Question from Fiak:
We’ve been best friends for so long. While there’s no evidence (yet) that she’s going to want to date me, I feel she is contemplating doing that. The only problem is that I’m atheist and she’s Christian. I’m just confused. Please help me convert her. There’s about 7 more years till I totally lose her to some Christian. I feel she’s mine tho. Help please!
Answer by SmartLX:
I feel you presume too much about “her” in general, but I’ll concentrate on the religion part.
I’ve been with a Christian woman for almost ten years, and married to her for seven. Trust me when I say the difference in beliefs is not a deal-breaker. Each of us is also the product of an atheist-Christian couple, and beliefs vary among our siblings as well. Those of us in the extended family who are atheists got that way either because they were never indoctrinated or by a slow, natural fading of belief in the absence of reinforcement. Like in any group of people with two disparate positions among them, harmony is better served by not focusing on our differences. My wife and I each hope the other will “come around” in time, but it’s not a big enough part of either of our lives that we feel the need to force the issue.
What you’ll have noticed in the above description is that there were no major de-conversion events to speak of in the family. (One branch loudly denounced Christianity after one of its number was jilted by a hypocritical evangelical, but I suspect their actual beliefs didn’t shift much.) If I were you I wouldn’t try to make an atheist of “her” within a set timeframe as it’s really not reliably done.

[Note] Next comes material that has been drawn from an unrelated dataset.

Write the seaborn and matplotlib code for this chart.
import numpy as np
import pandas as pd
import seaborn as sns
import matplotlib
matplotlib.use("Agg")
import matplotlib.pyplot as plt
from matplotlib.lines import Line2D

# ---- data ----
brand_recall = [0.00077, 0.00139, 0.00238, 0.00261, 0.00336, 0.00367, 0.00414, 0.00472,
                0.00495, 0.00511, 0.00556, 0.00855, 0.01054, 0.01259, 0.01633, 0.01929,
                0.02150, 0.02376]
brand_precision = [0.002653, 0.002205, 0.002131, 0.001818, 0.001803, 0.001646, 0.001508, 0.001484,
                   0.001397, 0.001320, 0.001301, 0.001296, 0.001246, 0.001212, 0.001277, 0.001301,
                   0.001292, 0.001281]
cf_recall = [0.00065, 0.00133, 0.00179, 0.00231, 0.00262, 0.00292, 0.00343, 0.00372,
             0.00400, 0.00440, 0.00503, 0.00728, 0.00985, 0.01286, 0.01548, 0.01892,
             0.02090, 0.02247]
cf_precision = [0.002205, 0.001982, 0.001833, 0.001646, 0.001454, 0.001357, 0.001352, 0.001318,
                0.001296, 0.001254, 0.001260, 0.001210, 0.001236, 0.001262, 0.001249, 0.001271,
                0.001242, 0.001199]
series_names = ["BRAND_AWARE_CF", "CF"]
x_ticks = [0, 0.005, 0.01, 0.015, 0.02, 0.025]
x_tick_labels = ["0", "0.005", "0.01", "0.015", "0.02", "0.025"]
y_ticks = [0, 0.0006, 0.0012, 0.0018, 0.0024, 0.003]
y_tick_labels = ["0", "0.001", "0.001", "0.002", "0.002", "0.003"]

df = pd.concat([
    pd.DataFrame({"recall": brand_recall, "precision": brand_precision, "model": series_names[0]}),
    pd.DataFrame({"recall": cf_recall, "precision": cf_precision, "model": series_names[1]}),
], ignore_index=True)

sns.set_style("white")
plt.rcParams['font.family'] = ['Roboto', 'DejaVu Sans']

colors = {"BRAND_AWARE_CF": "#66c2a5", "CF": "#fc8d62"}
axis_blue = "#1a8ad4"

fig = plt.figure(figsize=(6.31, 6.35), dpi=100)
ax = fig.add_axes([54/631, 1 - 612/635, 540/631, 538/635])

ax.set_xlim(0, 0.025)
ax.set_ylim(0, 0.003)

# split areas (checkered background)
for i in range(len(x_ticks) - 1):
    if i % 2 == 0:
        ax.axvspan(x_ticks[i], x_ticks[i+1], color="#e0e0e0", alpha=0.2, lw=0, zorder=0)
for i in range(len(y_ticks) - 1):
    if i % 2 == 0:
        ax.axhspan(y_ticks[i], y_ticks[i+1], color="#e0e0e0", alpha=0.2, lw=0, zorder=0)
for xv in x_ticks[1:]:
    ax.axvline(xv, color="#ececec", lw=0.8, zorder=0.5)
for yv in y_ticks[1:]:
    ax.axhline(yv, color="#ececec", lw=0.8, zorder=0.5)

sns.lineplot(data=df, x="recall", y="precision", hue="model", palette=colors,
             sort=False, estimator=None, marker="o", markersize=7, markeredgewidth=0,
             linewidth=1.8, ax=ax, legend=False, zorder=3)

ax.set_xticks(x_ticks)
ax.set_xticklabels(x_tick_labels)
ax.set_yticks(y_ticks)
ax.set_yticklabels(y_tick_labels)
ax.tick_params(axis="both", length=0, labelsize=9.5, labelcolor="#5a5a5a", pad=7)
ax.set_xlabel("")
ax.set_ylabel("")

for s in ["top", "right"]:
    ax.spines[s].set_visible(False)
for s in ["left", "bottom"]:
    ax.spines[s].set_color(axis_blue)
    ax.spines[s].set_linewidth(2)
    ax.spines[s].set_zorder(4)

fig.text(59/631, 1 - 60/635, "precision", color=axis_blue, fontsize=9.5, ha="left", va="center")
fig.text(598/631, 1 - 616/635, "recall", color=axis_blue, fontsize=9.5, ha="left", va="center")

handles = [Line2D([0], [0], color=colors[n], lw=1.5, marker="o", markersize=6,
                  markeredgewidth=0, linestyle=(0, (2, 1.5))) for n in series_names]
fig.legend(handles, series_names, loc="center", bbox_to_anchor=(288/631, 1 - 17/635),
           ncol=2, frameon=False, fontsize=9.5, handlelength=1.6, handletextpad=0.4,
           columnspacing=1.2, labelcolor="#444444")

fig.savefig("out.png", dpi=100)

Here’s how I would approach the issue directly if I did decide to try: I would ask the question, “Why do you believe in God?” Once I had the answer, I would work with her to answer the question, “Is that a good reason?” Maybe she has structured arguments that you can look up on this site or elsewhere, maybe she had a “road to Damascus” moment years ago you can examine, maybe she’s never really thought about it and will have to get back to you. Either way, it’s likely to be a conversation carried out in pieces over several days or weeks, especially since if you’re not careful it will be seen as an attack on an integral part of her identity and she won’t be keen to continue. (I did start along this path with my wife, but I sensed how defensive she was becoming and I let it be.) Remember to be totally open about your own position if she asks the same of you.

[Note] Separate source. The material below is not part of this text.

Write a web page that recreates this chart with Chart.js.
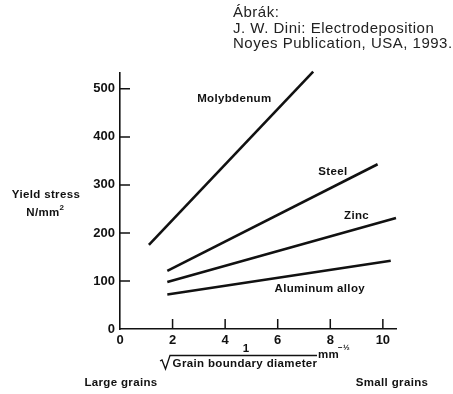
<!DOCTYPE html>
<html>
<head>
<meta charset="utf-8">
<script src="https://cdn.jsdelivr.net/npm/chart.js@4.4.0/dist/chart.umd.min.js"></script>
<style>
  html, body { margin: 0; padding: 0; background: #fff; }
  #wrap { width: 453px; height: 394px; }
</style>
</head>
<body>
<div id="wrap"><canvas id="yieldChart" width="453" height="394"></canvas></div>
<script>
// yield stress vs 1/sqrt(grain diameter)
const xTicks = [0, 2, 4, 6, 8, 10];
const yTicks = [0, 100, 200, 300, 400, 500];

const seriesNames = ['Molybdenum', 'Steel', 'Zinc', 'Aluminum alloy'];
const molybdenumX = [1.1, 7.35];
const molybdenumY = [175, 536];
const steelX = [1.8, 9.8];
const steelY = [121, 343];
const zincX = [1.8, 10.5];
const zincY = [98, 231];
const aluminumX = [1.8, 10.3];
const aluminumY = [72, 142];

const citation = ['Ábrák:', 'J. W. Dini: Electrodeposition', 'Noyes Publication, USA, 1993.'];

const FONT = "'Liberation Sans', Arial, sans-serif";

function toPoints(xs, ys) {
  return xs.map((x, i) => ({ x: x, y: ys[i] }));
}

const allX = [molybdenumX, steelX, zincX, aluminumX];
const allY = [molybdenumY, steelY, zincY, aluminumY];

const datasets = seriesNames.map((name, i) => ({
  label: name,
  data: toPoints(allX[i], allY[i]),
  showLine: true,
  borderColor: '#111',
  borderWidth: 2.6,
  pointRadius: 0,
  clip: false,
}));

// where the series names sit, in data units
const seriesLabelPos = [
  { x: 4.35, y: 479 },
  { x: 8.1, y: 327 },
  { x: 9.0, y: 235 },
  { x: 7.6, y: 83 },
];

const extrasPlugin = {
  id: 'extras',
  afterDraw(chart) {
    const ctx = chart.ctx;
    const xs = chart.scales.x;
    const ys = chart.scales.y;
    const area = chart.chartArea;
    ctx.save();
    ctx.strokeStyle = '#111';
    ctx.fillStyle = '#111';

    // inward tick marks
    ctx.lineWidth = 1.5;
    ctx.beginPath();
    xTicks.forEach(v => {
      if (v === 0) return;
      const px = xs.getPixelForValue(v);
      ctx.moveTo(px, area.bottom);
      ctx.lineTo(px, area.bottom - 10);
    });
    yTicks.forEach(v => {
      if (v === 0) return;
      const py = ys.getPixelForValue(v);
      ctx.moveTo(area.left, py);
      ctx.lineTo(area.left + 10, py);
    });
    ctx.stroke();

    // series names
    ctx.letterSpacing = '0.35px';
    ctx.font = 'bold 11.5px ' + FONT;
    ctx.textAlign = 'center';
    ctx.textBaseline = 'middle';
    seriesNames.forEach((name, i) => {
      const p = seriesLabelPos[i];
      ctx.fillText(name, xs.getPixelForValue(p.x), ys.getPixelForValue(p.y));
    });

    // y title
    ctx.fillText('Yield stress', 46, 195);
    ctx.fillText('N/mm', 43, 213);
    ctx.font = 'bold 8px ' + FONT;
    ctx.fillText('2', 62, 208);

    // x title: 1 / sqrt(Grain boundary diameter)
    ctx.font = 'bold 11.5px ' + FONT;
    ctx.fillText('1', 246, 348.5);
    ctx.fillText('Grain boundary diameter', 245, 364);
    ctx.lineWidth = 1.3;
    ctx.beginPath();
    ctx.moveTo(160, 361);
    ctx.lineTo(162, 360);
    ctx.lineTo(165.5, 369);
    ctx.lineTo(170, 355.5);
    ctx.lineTo(317, 355.5);
    ctx.stroke();
    ctx.textAlign = 'left';
    ctx.fillText('mm', 318, 355);
    ctx.font = 'bold 8px ' + FONT;
    ctx.fillText('−½', 338, 348);

    ctx.font = 'bold 11.5px ' + FONT;
    ctx.textAlign = 'center';
    ctx.fillText('Large grains', 121, 383);
    ctx.fillText('Small grains', 392, 383);

    // source note
    ctx.letterSpacing = '0.5px';
    ctx.font = '15px ' + FONT;
    ctx.fillStyle = '#222';
    ctx.textAlign = 'left';
    citation.forEach((line, i) => ctx.fillText(line, 233, 13 + i * 15.5));
    ctx.restore();
  }
};

new Chart(document.getElementById('yieldChart'), {
  type: 'scatter',
  data: { datasets: datasets },
  options: {
    responsive: false,
    animation: false,
    layout: { padding: { top: 73, right: 57, left: 0, bottom: 0 } },
    plugins: { legend: { display: false }, tooltip: { enabled: false } },
    scales: {
      x: {
        type: 'linear',
        min: 0,
        max: 10.5,
        afterFit: s => { s.height = 65; },
        afterBuildTicks: s => { s.ticks = xTicks.map(v => ({ value: v })); },
        grid: { drawOnChartArea: false, drawTicks: false },
        border: { color: '#111', width: 1.6 },
        ticks: { color: '#111', padding: 4, font: { family: FONT, size: 13, weight: 'bold' } },
      },
      y: {
        type: 'linear',
        min: 0,
        max: 533,
        afterFit: s => { s.width = 120; },
        afterBuildTicks: s => { s.ticks = yTicks.map(v => ({ value: v })); },
        grid: { drawOnChartArea: false, drawTicks: false },
        border: { color: '#111', width: 1.6 },
        ticks: { color: '#111', padding: 5, font: { family: FONT, size: 13, weight: 'bold' } },
      },
    },
  },
  plugins: [extrasPlugin],
});
</script>
</body>
</html>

When it’s over and you’ve made your point, the belief may persist even if she’s unable to argue back, because beliefs are not beholden to reason. Only months or years later might it sink in that something’s not secure about them. On ATA I may argue specific points forcefully but I recognise that people are very unlikely to comment the next day thanking me for ridding them of their faith; that’s just not how it works.